SINGAPORE: Singapore’s economic recovery is gathering pace due in part to a sustained increase in global electronics demand, the Monetary Authority of Singapore (MAS) said. While pockets of weakness remain in some sectors, growth is broadening beyond trade-related industries, with economic expansion expected to remain steady in the coming year, the central bank noted in its latest macroeconomic review out yesterday. Official forecasts tip economic growth of 2 per cent to 3 per cent this year. The final figure is expected to come in at the upper half of this range, before moderating slightly next year, MAS said.The central bank struck a noticeably more optimistic note in its latest macroeconomic review, noting that steady growth in the global economy is likely to be sustained in the short term, amid more favourable business sentiment and tightening labour markets in developed economies. Stronger trade growth in Asia since late last year has also led to a pickup in manufacturing activity and a rise in incomes.

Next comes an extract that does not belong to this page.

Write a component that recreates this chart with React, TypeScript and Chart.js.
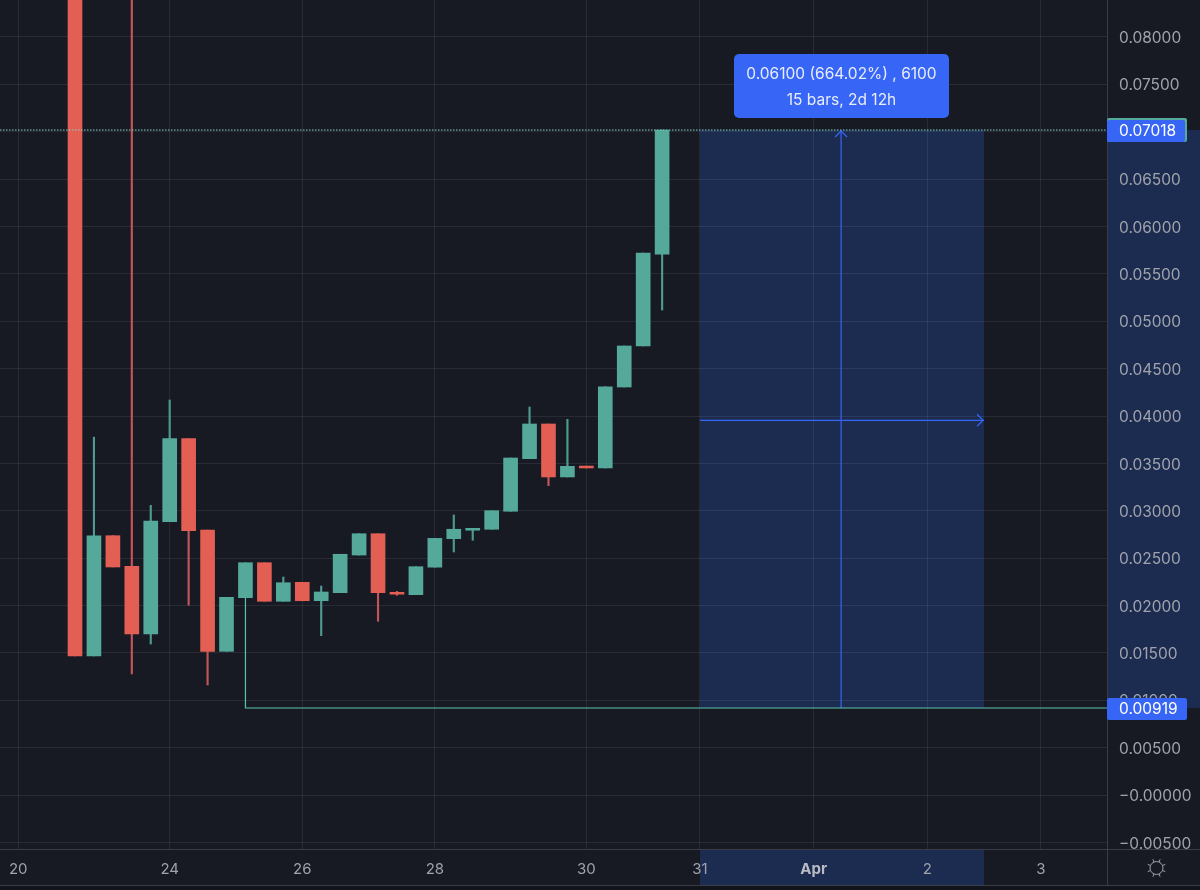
import React, { useEffect, useRef } from "react";
import { Chart, registerables } from "chart.js";

Chart.register(...registerables);

const barIndex = Array.from({ length: 32 }, (_, i) => i);
const opens = [0.09, 0.01468, 0.02737, 0.02414, 0.017, 0.02885, 0.03761, 0.02797, 0.01517, 0.02083, 0.02452, 0.02045, 0.02245, 0.02051, 0.02136, 0.02533, 0.02758, 0.0214, 0.02115, 0.02405, 0.02706, 0.02795, 0.02805, 0.02995, 0.0355, 0.03916, 0.03357, 0.03472, 0.03451, 0.04306, 0.04739, 0.05709];
const closes = [0.01468, 0.02737, 0.02407, 0.017, 0.02892, 0.03761, 0.0279, 0.01517, 0.02087, 0.02452, 0.02045, 0.02241, 0.02051, 0.02143, 0.02541, 0.02758, 0.02136, 0.0212, 0.0241, 0.02709, 0.02805, 0.02815, 0.03001, 0.03557, 0.03916, 0.03357, 0.03469, 0.03452, 0.04309, 0.04739, 0.0572, 0.07018];
const highs = [0.09, 0.03777, 0.02737, 0.09, 0.03058, 0.04169, 0.03761, 0.02797, 0.02087, 0.02452, 0.02452, 0.02301, 0.02245, 0.02206, 0.02541, 0.02758, 0.02758, 0.0215, 0.0241, 0.02709, 0.02956, 0.02815, 0.03001, 0.03557, 0.04095, 0.03916, 0.03965, 0.03472, 0.04309, 0.04739, 0.0572, 0.07018];
const lows = [0.01468, 0.01468, 0.02407, 0.01278, 0.01594, 0.02885, 0.02003, 0.01162, 0.01517, 0.02083, 0.02045, 0.02045, 0.02051, 0.01682, 0.02136, 0.02533, 0.01834, 0.02108, 0.02115, 0.02405, 0.02565, 0.02689, 0.02805, 0.02995, 0.0355, 0.03265, 0.03357, 0.03452, 0.03451, 0.04306, 0.04739, 0.05119];

const xTickIndex = [-3, 5, 12, 19, 27, 33, 39, 45, 51];
const xTickLabels = ["20", "24", "26", "28", "30", "31", "Apr", "2", "3"];
const yTicks = [-0.005, 0, 0.005, 0.01, 0.015, 0.02, 0.025, 0.03, 0.035, 0.04, 0.045, 0.05, 0.055, 0.06, 0.065, 0.07, 0.075, 0.08];

const X_MIN = -3.96;
const X_MAX = 54.49;
const Y_MIN = -0.00569;
const Y_MAX = 0.0839;

const measureFrom = 33;
const measureTo = 48;
const measureMidX = 40.45;
const priceLow = 0.00919;
const priceHigh = 0.07018;
const priceMid = 0.03955;
const anchorBar = 9;
const anchorPrice = 0.02083;

const BG = "#171a23";
const GRID = "rgba(255,255,255,0.075)";
const UP = "#54a99b";
const DOWN = "#e35f54";
const UP_WICK = "#4f9a90";
const DOWN_WICK = "#c4545a";
const BLUE = "#3765f5";
const BAND = "#1c2b50";
const TEXT = "#a0a3ab";
const FONT = "Inter";

const isApr = (c: any) => !!c.tick && xTickLabels[xTickIndex.indexOf(c.tick.value)] === "Apr";
const noPad = (s: any) => {
  s.paddingTop = 0;
  s.paddingBottom = 0;
  s.paddingLeft = 0;
  s.paddingRight = 0;
};

const drawPlugin = {
  id: "measure",
  beforeDraw(chart: any) {
    const { ctx, scales } = chart;
    const x = scales.x;
    const y = scales.y;
    const a = chart.chartArea;
    ctx.save();
    ctx.fillStyle = BG;
    ctx.fillRect(0, 0, chart.width, chart.height);
    ctx.fillStyle = "#12141b";
    ctx.fillRect(0, 885, chart.width, 5);
    ctx.fillStyle = BAND;
    const l = x.getPixelForValue(measureFrom);
    const r = x.getPixelForValue(measureTo);
    const t = y.getPixelForValue(priceHigh);
    const b = y.getPixelForValue(priceLow);
    ctx.fillRect(l, t, r - l, b - t);
    ctx.fillRect(a.right, t, chart.width - a.right, b - t);
    ctx.fillRect(l, a.bottom, r - l, 885 - a.bottom);
    ctx.restore();
  },
  afterDraw(chart: any) {
    const { ctx, scales } = chart;
    const x = scales.x;
    const y = scales.y;
    const a = chart.chartArea;
    ctx.save();
    ctx.strokeStyle = "#3a3d47";
    ctx.lineWidth = 1;
    ctx.beginPath();
    ctx.moveTo(a.right + 0.5, 0);
    ctx.lineTo(a.right + 0.5, 885);
    ctx.moveTo(0, a.bottom + 0.5);
    ctx.lineTo(chart.width, a.bottom + 0.5);
    ctx.moveTo(0, 885.5);
    ctx.lineTo(chart.width, 885.5);
    ctx.stroke();

    const mx = x.getPixelForValue(measureMidX);
    const t = y.getPixelForValue(priceHigh);
    const m = y.getPixelForValue(priceMid);
    const r = x.getPixelForValue(measureTo);
    ctx.strokeStyle = BLUE;
    ctx.lineWidth = 1.2;
    ctx.beginPath();
    ctx.moveTo(mx - 6, t + 7);
    ctx.lineTo(mx, t + 1);
    ctx.lineTo(mx + 6, t + 7);
    ctx.moveTo(r - 7, m - 6);
    ctx.lineTo(r - 1, m);
    ctx.lineTo(r - 7, m + 6);
    ctx.stroke();

    const roundBox = (bx: number, by: number, w: number, h: number, rad: number, c: string) => {
      ctx.fillStyle = c;
      ctx.beginPath();
      ctx.roundRect(bx, by, w, h, rad);
      ctx.fill();
    };
    roundBox(734, 54, 215, 64, 5, BLUE);
    ctx.fillStyle = "#e8edfb";
    ctx.font = `15.5px ${FONT}`;
    ctx.textAlign = "center";
    ctx.textBaseline = "middle";
    ctx.fillText("0.06100 (664.02%) , 6100", 841.5, 74);
    ctx.fillText("15 bars, 2d 12h", 841.5, 100);

    roundBox(a.right, 118, 80, 24, 2, UP);
    roundBox(a.right, 120, 78, 22, 2, BLUE);
    roundBox(a.right, 698, 80, 22, 2, BLUE);
    ctx.fillStyle = "#ffffff";
    ctx.font = `15.5px ${FONT}`;
    ctx.textAlign = "left";
    ctx.fillText(priceHigh.toFixed(5), 1119, 131);
    ctx.fillText(priceLow.toFixed(5), 1119, 709);

    const cx = 1156.5;
    const cy = 868;
    ctx.strokeStyle = TEXT;
    ctx.lineWidth = 1;
    ctx.beginPath();
    ctx.arc(cx, cy, 6.5, 0, Math.PI * 2);
    for (let i = 0; i < 8; i++) {
      const ang = (i * Math.PI) / 4 + Math.PI / 8;
      ctx.moveTo(cx + Math.cos(ang) * 6.5, cy + Math.sin(ang) * 6.5);
      ctx.lineTo(cx + Math.cos(ang) * 9.5, cy + Math.sin(ang) * 9.5);
    }
    ctx.stroke();
    ctx.restore();
  },
};

export default function App() {
  const ref = useRef<HTMLCanvasElement | null>(null);
  useEffect(() => {
    document.body.style.margin = "0";
    document.body.style.background = BG;
    const isUp = (i: number) => closes[i] >= opens[i];
    const chart = new Chart(ref.current as HTMLCanvasElement, {
      type: "bar",
      data: {
        datasets: [
          {
            type: "line",
            data: [{ x: X_MIN, y: priceHigh }, { x: X_MAX, y: priceHigh }],
            borderColor: "#86d3c6",
            borderWidth: 1.2,
            borderDash: [1.5, 1.5],
            pointRadius: 0,
            order: 0,
          },
          {
            type: "line",
            data: [{ x: anchorBar, y: anchorPrice }, { x: anchorBar, y: priceLow }, { x: X_MAX, y: priceLow }],
            borderColor: "#5cc2b0",
            borderWidth: 1.2,
            pointRadius: 0,
            order: 0,
          },
          {
            type: "line",
            data: [{ x: measureMidX, y: priceLow }, { x: measureMidX, y: priceHigh }],
            borderColor: BLUE,
            borderWidth: 1.2,
            pointRadius: 0,
            order: 0,
          },
          {
            type: "line",
            data: [{ x: measureFrom, y: priceMid }, { x: measureTo, y: priceMid }],
            borderColor: BLUE,
            borderWidth: 1.2,
            pointRadius: 0,
            order: 0,
          },
          {
            type: "bar",
            data: barIndex.map((i) => ({ x: i, y: [opens[i], closes[i]] })),
            backgroundColor: barIndex.map((i) => (isUp(i) ? UP : DOWN)),
            barThickness: 14,
            grouped: false,
            order: 1,
          },
          {
            type: "bar",
            data: barIndex.map((i) => ({ x: i, y: [lows[i], highs[i]] })),
            backgroundColor: barIndex.map((i) => (isUp(i) ? UP_WICK : DOWN_WICK)),
            barThickness: 1.5,
            grouped: false,
            order: 2,
          },
        ],
      } as any,
      options: {
        animation: false,
        responsive: false,
        devicePixelRatio: 1,
        layout: { padding: 0 },
        plugins: { legend: { display: false }, tooltip: { enabled: false } },
        scales: {
          x: {
            type: "linear",
            min: X_MIN,
            max: X_MAX,
            offset: false,
            afterBuildTicks(s: any) {
              s.ticks = xTickIndex.map((v) => ({ value: v }));
            },
            afterFit(s: any) {
              s.height = 41;
              noPad(s);
            },
            grid: { color: GRID, drawTicks: false, offset: false },
            border: { display: false },
            ticks: {
              autoSkip: false,
              maxRotation: 0,
              padding: 11,
              color: (c: any) => (isApr(c) ? "#b9bcc4" : TEXT),
              font: (c: any) => ({ family: FONT, size: 15, weight: isApr(c) ? "bold" : "normal" }),
              callback: (v: any) => xTickLabels[xTickIndex.indexOf(v)],
            },
          },
          y: {
            position: "right",
            min: Y_MIN,
            max: Y_MAX,
            afterBuildTicks(s: any) {
              s.ticks = yTicks.map((v) => ({ value: v }));
            },
            afterFit(s: any) {
              s.width = 93;
              noPad(s);
            },
            grid: { color: GRID, drawTicks: false },
            border: { display: false },
            ticks: {
              autoSkip: false,
              padding: 12,
              labelOffset: 1.5,
              color: TEXT,
              font: { family: FONT, size: 15.5 },
              callback: (v: any) => (v <= 0 ? "\u2212" + Math.abs(v).toFixed(5) : Number(v).toFixed(5)),
            },
          },
        },
      } as any,
      plugins: [drawPlugin],
    } as any);
    return () => chart.destroy();
  }, []);
  return <canvas ref={ref} width={1200} height={890} style={{ display: "block" }} />;
}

In tandem with this rosier environment, Singapore’s economy has expanded by an average of 4.4 per cent quarter on quarter in the second and third quarters – a turnaround from the contraction recorded in the first quarter of the year. The upswing was led mainly by trade-related sectors, which were in turn boosted by the continued strength in the global electronics cycle. At the same time, stronger growth has also been accompanied by a broadening of the recovery across more industries. Some of the strength in electronics production should carry over into next year, but growth is expected to moderate in the quarters ahead, the central bank said. Meanwhile, industry segments such as financial services and retail are expected to benefit from the improvement in the overall business climate, as well as underlying strength in regional trade and growth. This means growth should become less patchy across sectors in the coming months, MAS said. Some segments are still strug-gling, however, including marine and offshore engineering as well as construction.

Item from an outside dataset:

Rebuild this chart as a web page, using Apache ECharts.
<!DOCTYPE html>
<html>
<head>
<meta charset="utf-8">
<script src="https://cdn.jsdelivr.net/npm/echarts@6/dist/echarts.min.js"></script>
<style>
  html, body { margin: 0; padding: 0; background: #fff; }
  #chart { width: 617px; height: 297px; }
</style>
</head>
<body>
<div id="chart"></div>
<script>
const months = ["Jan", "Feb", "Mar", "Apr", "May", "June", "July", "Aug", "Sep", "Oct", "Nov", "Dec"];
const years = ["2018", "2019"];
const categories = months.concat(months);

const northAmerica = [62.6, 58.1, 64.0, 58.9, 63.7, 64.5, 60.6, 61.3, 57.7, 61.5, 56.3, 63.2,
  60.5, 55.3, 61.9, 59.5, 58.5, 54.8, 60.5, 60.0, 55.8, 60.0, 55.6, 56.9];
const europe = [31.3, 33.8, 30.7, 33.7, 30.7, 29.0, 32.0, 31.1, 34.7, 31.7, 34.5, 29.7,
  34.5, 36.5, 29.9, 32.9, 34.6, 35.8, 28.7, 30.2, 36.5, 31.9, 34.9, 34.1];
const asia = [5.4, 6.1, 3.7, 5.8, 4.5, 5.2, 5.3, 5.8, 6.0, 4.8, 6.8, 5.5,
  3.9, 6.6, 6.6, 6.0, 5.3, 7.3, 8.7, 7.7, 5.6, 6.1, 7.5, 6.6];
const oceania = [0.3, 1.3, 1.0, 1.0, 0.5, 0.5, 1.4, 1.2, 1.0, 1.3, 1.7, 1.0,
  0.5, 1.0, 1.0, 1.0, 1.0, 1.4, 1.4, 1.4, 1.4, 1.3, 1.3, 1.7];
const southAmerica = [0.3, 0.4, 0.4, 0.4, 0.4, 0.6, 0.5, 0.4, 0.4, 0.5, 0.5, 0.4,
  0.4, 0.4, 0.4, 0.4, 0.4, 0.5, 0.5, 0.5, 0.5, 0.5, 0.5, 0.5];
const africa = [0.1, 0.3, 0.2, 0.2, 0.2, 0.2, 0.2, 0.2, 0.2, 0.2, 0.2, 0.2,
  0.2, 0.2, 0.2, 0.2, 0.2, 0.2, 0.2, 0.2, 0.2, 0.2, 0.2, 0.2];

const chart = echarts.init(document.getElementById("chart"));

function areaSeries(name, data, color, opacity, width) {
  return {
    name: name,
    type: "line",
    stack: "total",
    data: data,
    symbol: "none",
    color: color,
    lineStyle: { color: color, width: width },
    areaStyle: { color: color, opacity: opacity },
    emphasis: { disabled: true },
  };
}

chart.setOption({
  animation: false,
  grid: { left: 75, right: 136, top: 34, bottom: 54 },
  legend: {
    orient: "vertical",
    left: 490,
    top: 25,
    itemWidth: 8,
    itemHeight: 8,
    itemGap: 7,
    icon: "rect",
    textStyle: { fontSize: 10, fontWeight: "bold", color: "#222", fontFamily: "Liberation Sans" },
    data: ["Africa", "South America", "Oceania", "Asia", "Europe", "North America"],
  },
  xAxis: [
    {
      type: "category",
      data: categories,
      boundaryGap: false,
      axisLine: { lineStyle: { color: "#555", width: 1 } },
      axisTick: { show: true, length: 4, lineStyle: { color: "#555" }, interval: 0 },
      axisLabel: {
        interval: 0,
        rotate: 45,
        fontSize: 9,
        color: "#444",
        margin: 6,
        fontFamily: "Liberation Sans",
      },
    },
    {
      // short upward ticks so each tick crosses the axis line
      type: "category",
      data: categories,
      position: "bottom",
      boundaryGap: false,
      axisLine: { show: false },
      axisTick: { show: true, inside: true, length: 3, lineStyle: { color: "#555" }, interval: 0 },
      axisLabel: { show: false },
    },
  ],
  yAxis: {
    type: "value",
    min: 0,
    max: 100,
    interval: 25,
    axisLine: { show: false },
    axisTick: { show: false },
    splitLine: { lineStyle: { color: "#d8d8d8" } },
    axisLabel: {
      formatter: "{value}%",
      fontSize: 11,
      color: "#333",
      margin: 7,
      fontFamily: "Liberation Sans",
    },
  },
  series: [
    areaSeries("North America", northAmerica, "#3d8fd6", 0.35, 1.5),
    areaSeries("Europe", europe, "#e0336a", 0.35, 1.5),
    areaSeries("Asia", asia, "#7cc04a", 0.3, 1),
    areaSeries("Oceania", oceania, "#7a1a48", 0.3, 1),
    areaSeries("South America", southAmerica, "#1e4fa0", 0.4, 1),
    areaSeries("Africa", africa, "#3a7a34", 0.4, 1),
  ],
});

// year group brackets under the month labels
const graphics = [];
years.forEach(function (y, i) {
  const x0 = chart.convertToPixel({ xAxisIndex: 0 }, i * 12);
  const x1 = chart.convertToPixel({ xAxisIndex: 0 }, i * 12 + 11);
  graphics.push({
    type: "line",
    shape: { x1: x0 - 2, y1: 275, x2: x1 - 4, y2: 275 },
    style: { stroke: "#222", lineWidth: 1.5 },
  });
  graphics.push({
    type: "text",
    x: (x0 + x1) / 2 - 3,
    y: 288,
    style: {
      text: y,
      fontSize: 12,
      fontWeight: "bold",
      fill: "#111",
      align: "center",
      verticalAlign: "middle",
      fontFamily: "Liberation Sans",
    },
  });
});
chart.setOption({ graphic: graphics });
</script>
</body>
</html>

CIMB Private Bank economist Song Seng Wun said the central bank appears more positive about the economic outlook compared with a year ago, back when the world was still reeling from the impact of Brexit and the election of Mr Donald Trump as the US President. “On the whole, the economy has done better than expected, but we remain cautiously optimistic and mindful of the downside risks.” Still, there are indications that sentiment is indeed picking up: The job market, for instance, is showing signs of emerging from the doldrums, with a lower overall unemployment rate in the third quarter and no increase in retrenchments, according to Manpower Ministry data yesterday. “If improvements in the labour market continue, this will be supportive of domestic consumption and further lift growth,” noted Mr Song.
Economists also pointed out that the rise in private property prices in the third quarter of 0.7 per cent, the first in nearly four years, and the recent revival of the collective sale market can also be seen as reflections of a more upbeat sentiment. But it might be too early to herald the return of a booming property market: The Urban Redevelopment Authority noted in data released yesterday that the redevelopment of collective sale sites will add a significant number of housing units to the existing supply pipeline.